令和の相続:専門家自らが選んだ「心の平穏」を優先する相続放棄という決断
「相続放棄」と聞くと、多くの方は「争族トラブルに巻き込まれたくない」という防衛的な選択を想像されるかもしれません。
しかし、私が下した相続放棄という選択には、もう一つの意味がありました。
それは、「最後の親だからこそ、自らの心に区切りをつけ、後悔なく見送るため」という想い。
そして何より、「いまを穏やかに生きていくため」という気持ちを優先したのです。
親族との話し合いに参加すべきか、自問した結果、私は「その場に着かない」という決断に至りました。
長年、シニアライフ・相続アドバイザーとして、相続に関するご相談をお受けしてきました。
今回、自分自身が相続と向き合ったことで、改めて「相続とは何か」を深く考える機会となりました。
もともと相続とは、家督や地位、財産を受け継ぐこと。
「家名を継ぐ」「財産を受け継ぐ」など、形式や物質的な面に目が向きがちです。
ですが現代では、家族や親族との接点が少なくなり、相続もまた“見える範囲”で捉える時代に移りつつあります。

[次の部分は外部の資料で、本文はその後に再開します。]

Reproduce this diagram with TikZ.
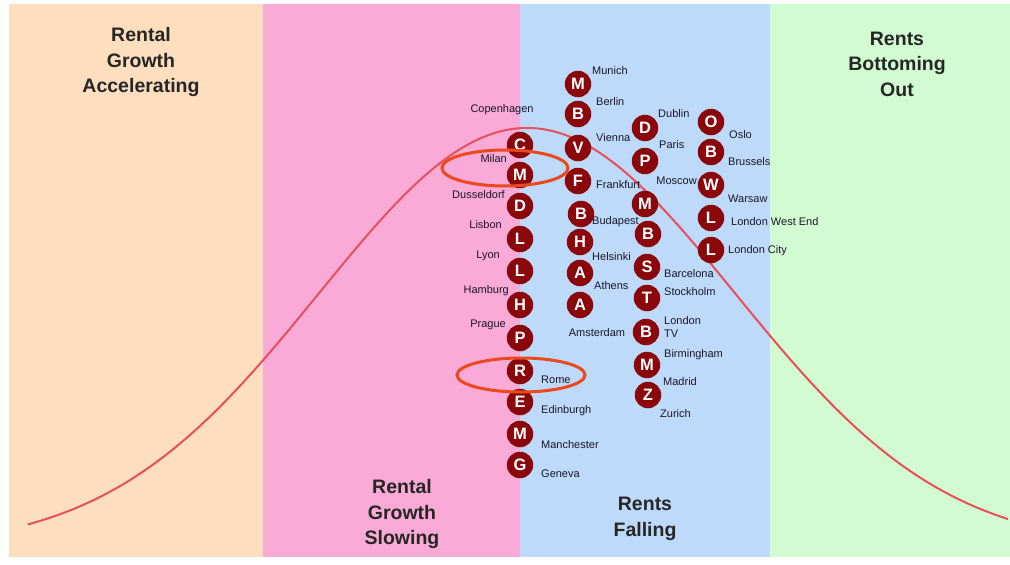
\documentclass[tikz,border=0pt]{standalone}
\usepackage{fontspec}
\setmainfont{Liberation Sans}
\definecolor{bandA}{RGB}{253,222,190}
\definecolor{bandB}{RGB}{250,170,214}
\definecolor{bandC}{RGB}{190,218,250}
\definecolor{bandD}{RGB}{210,251,210}
\definecolor{dot}{RGB}{138,8,12}
\definecolor{curvec}{RGB}{230,80,92}
\definecolor{ringc}{RGB}{236,72,30}
\definecolor{txt}{RGB}{25,22,40}
\tikzset{
  city/.style={circle,fill=dot,minimum size=26.5pt,inner sep=0pt,text=white,font=\fontsize{16.5}{16.5}\selectfont\bfseries},
  lab/.style={inner sep=0pt,text=txt,font=\fontsize{11}{13.5}\selectfont},
  labw/.style={lab,anchor=mid west},
  labe/.style={lab,anchor=mid east},
  phase/.style={align=center,text=black!85,font=\fontsize{19.5}{25.5}\selectfont\bfseries},
  ring/.style={draw=ringc,line width=3pt},
}
\begin{document}
\begin{tikzpicture}[x=1pt,y=-1pt]
\useasboundingbox (0,0) rectangle (1010,565);
\fill[white] (0,0) rectangle (1010,565);
% bands
\fill[bandA] (9,4) rectangle (263,557);
\fill[bandB] (263,4) rectangle (520,557);
\fill[bandC] (520,4) rectangle (770,557);
\fill[bandD] (770,4) rectangle (1010,557);
% phase titles
\node[phase] (t1) at (141,62) {Rental\\Growth\\Accelerating};
\node[phase] (t2) at (402,514) {Rental\\Growth\\Slowing};
\node[phase] (t3) at (645,519) {Rents\\Falling};
\node[phase] (t4) at (897,64) {Rents\\Bottoming\\Out};
% curve
\draw[curvec,line width=2pt] plot[domain=28:1008,samples=150,smooth] (\x,{548-420*exp(-0.5*((\x-527)/208)^2)});
% labels column 1
\node[lab] (lCop) at (502,110) {Copenhagen};
\node[labe] (lMil) at (507,160) {Milan};
\node[labe] (lDus) at (505,196) {Dusseldorf};
\node[labe] (lLis) at (502,226) {Lisbon};
\node[labe] (lLyo) at (500,256) {Lyon};
\node[labe] (lHam) at (509,291) {Hamburg};
\node[labe] (lPra) at (506,325) {Prague};
\node[labw] (lRom) at (541,381) {Rome};
\node[labw] (lEdi) at (541,411) {Edinburgh};
\node[labw] (lMan) at (541,446) {Manchester};
\node[labw] (lGen) at (541,475) {Geneva};
% labels column 2
\node[labw] (lMun) at (592,72) {Munich};
\node[labw] (lBer) at (596,103) {Berlin};
\node[labw] (lVie) at (596,139) {Vienna};
\node[labw] (lFra) at (596,186) {Frankfurt};
\node[labw] (lBud) at (592,222) {Budapest};
\node[labw] (lHel) at (592,258) {Helsinki};
\node[labw] (lAth) at (594,287) {Athens};
\node[lab] (lAms) at (597,333) {Amsterdam};
% labels column 3
\node[labw] (lDub) at (658,115) {Dublin};
\node[labw] (lPar) at (659,146) {Paris};
\node[labe] (lMos) at (697,182) {Moscow};
\node[labw] (lBar) at (664,275) {Barcelona};
\node[labw] (lSto) at (664,293) {Stockholm};
\node[lab,anchor=west,align=left] (lLTV) at (664,327) {London\\TV};
\node[labw] (lBir) at (664,355) {Birmingham};
\node[labw] (lMad) at (663,383) {Madrid};
\node[labw] (lZur) at (660,415) {Zurich};
% labels column 4
\node[labw] (lOsl) at (729,136) {Oslo};
\node[labw] (lBru) at (728,163) {Brussels};
\node[labw] (lWar) at (728,200) {Warsaw};
\node[labw] (lLWE) at (731,223) {London West End};
\node[labw] (lLCi) at (728,251) {London City};
% circles column 1
\node[city] (cCop) at (520,145) {C};
\node[city] (cMil) at (520,175) {M};
\node[city] (cDus) at (520,206) {D};
\node[city] (cLis) at (520,239) {L};
\node[city] (cLyo) at (520,271) {L};
\node[city] (cHam) at (520,305) {H};
\node[city] (cPra) at (520,338) {P};
\node[city] (cRom) at (520,371) {R};
\node[city] (cEdi) at (520,402) {E};
\node[city] (cMan) at (520,434) {M};
\node[city] (cGen) at (520,465) {G};
% circles column 2
\node[city] (cMun) at (578,84) {M};
\node[city] (cBer) at (578,114) {B};
\node[city] (cVie) at (578,148) {V};
\node[city] (cFra) at (578,181) {F};
\node[city] (cBud) at (581,214) {B};
\node[city] (cHel) at (580,242) {H};
\node[city] (cAth) at (580,273) {A};
\node[city] (cAms) at (580,305) {A};
% circles column 3
\node[city] (cDub) at (645,128) {D};
\node[city] (cPar) at (645,161) {P};
\node[city] (cMos) at (645,204) {M};
\node[city] (cBar) at (648,234) {B};
\node[city] (cSto) at (647,267) {S};
\node[city] (cTsk) at (647,298) {T};
\node[city] (cLTV) at (646,332) {B};
\node[city] (cBir) at (647,365) {M};
\node[city] (cMad) at (648,395) {Z};
% circles column 4
\node[city] (cOsl) at (711,122) {O};
\node[city] (cBru) at (711,152) {B};
\node[city] (cWar) at (711,185) {W};
\node[city] (cLWE) at (711,218) {L};
\node[city] (cLCi) at (711,250) {L};
% highlight rings
\draw[ring] (505,168) ellipse [x radius=63, y radius=18];
\draw[ring] (521,375) ellipse [x radius=64, y radius=17];
\end{tikzpicture}
\end{document}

だからこそ私は、「想いを伝える相続」も、今の時代において重要だと感じています。
たとえば――
「こういう事情があって、私はこう思い、このようにしてほしい」
そんなメッセージが残されていたら、「この家に生まれてよかった」と思えるかもしれません。
先に逝くであろう私の想いは、残された人の心の支えとなり、未来を生きる力にもなるのです。
――あなたの伝える言葉は、かつてあなたが受け取りたかった言葉ではありませんか?